抱怨归抱怨,心里却还是再清楚不过,边城的举动未必是出于嫌弃。
只不过是……一个洁癖重症患者无可救药的病理表象罢了。
没了边城双手的温暖,苏浅暖好不容易暖和了一点的双足又瞬间僵冷了起来。
苏浅暖瞥了眼温暖干净的被窝,又看了看自己果露在空气当中的双脚。
如果没有洗脚就把脚给伸进被窝里,边先生应该会直接就让人再换一床干净的棉被吧?
苏浅暖叹了口气。
可是,有点冷呢~
苏浅暖脱了身上的外套,拉过身上的被子,她的双腿蜷曲着,一双玉足堪堪在床沿边上,没有触碰到床单。
边城的确是去洗手间洗手的。
苏浅暖猜得对,他不是对她的双脚有多嫌弃,纯粹是,习惯使然罢了。
边城从洗手间出来的时候,见到的就是苏浅暖盖上被子,安然睡着的画面。
早知道……
边城看了眼自己的双手,妈蛋,早知道暖暖会在他洗个手的功夫就睡过去,他,还是会先去洗手!
噢,见鬼的洁癖!
又只喝了点肉汤,边城心底那叫一个憋火。
烦躁地往床边走去,实现触及她被子外的玉足,黑眸眯了眯。
边城从行李箱里翻出一条崭新的毛巾,去了浴室,将干毛巾沾水,拧干,走出浴室,坐到床边,捧过她一双玉足置于自己大腿之上,温柔地、细细地擦拭。
“叩叩叩——
门口传来敲门声。
关家辛达的声音透过门扉传来。
”四少,夫人,少爷请二位过去用餐。“
边城眉心一皱,担心会吵醒苏浅暖,他坐上轮椅上,前去开门,压低音量,”知道了。“
辛达是个聪明人。
见状,多半猜到了里头的那位正在休息,于是鞠躬告退。
才走几步,想起尚且告知四少具体在何处用餐,又折了回来。
大概是两人的谈话声吵到了床上的苏浅暖,她嘤咛了一声。
边城连门都忘记关了,就操作着轮椅返回床边。
门半掩着,辛达无意偷窥,但还是一不小心就看见了,那个印象当中总是目空一切的男人,坐在床边,手里拿着毛巾,替床上之人擦脚,神情那样专注,且温柔。
辛达迅速地移开了眼。
他急匆匆地迈开脚步。
房间里,边城眸色转深。
他动作温柔地将苏浅暖的双足给放入被窝当中,仿佛没有听见方才那阵急促的脚步声。
……
苏浅暖刚睡着,边城也就不打扰他。
一个人操作着轮椅,出了房间。
关园虽然大,边城却也还不至于迷路,何况,他小时候不止一次来过。
五年前关园失过火,北边的房子几乎烧了个精光。
关瑜投入了很大的人力和物力,才修复了原来北边的房子。
只不过那一处也就被迷信的关家长辈视为不详,原本厨房所在的北院也就空了出来。
关瑜是不迷信的,所以他从原来的处在南院的”亦然楼“搬了出来,搬到如今的北院,原来的南院则改造成了厨房和餐厅。

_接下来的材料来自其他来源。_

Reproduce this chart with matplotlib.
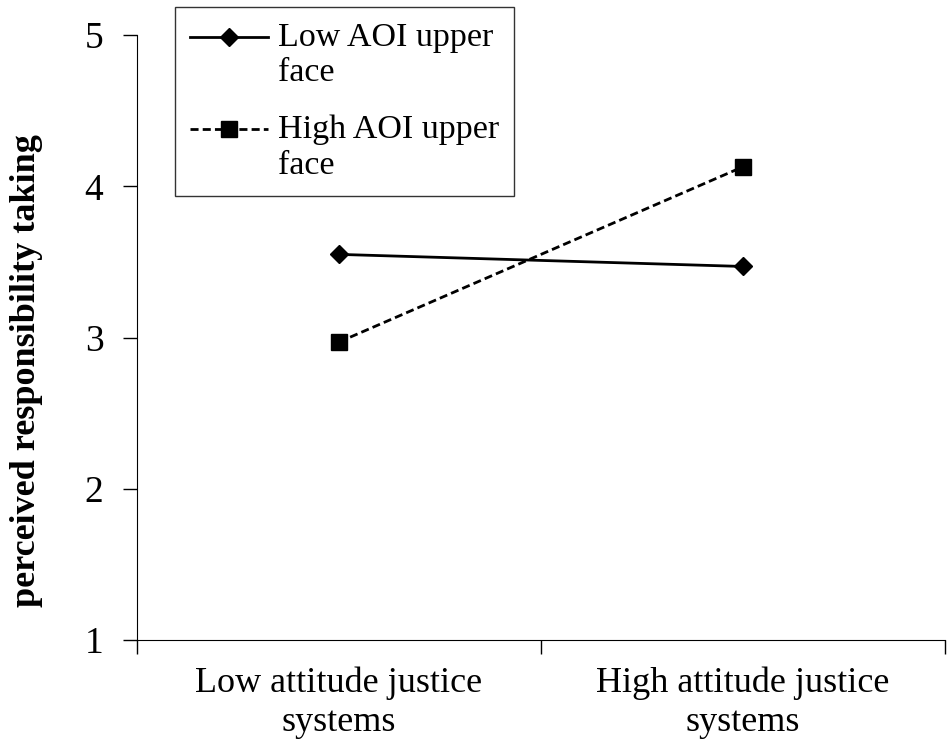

辛达是担心边城五年没有来过,不知道如今关家的餐厅已换了院落。
他却不知道,这五年来,边城虽然未曾踏足苏黎世半步,关瑜和季尚泽两人,却是不止一次来锦城看过他,自然也提及过五年前的那场至今未曾查明原因的突如其来的大火。
”怎么就你一个?那个其貌不扬的女人呢?“
边城一个人操作着轮椅出现在关家的餐厅,餐厅里关瑜和季尚泽已经坐在位置上等他。
季尚泽看了眼他的身后,意外没有见到苏浅暖的身影。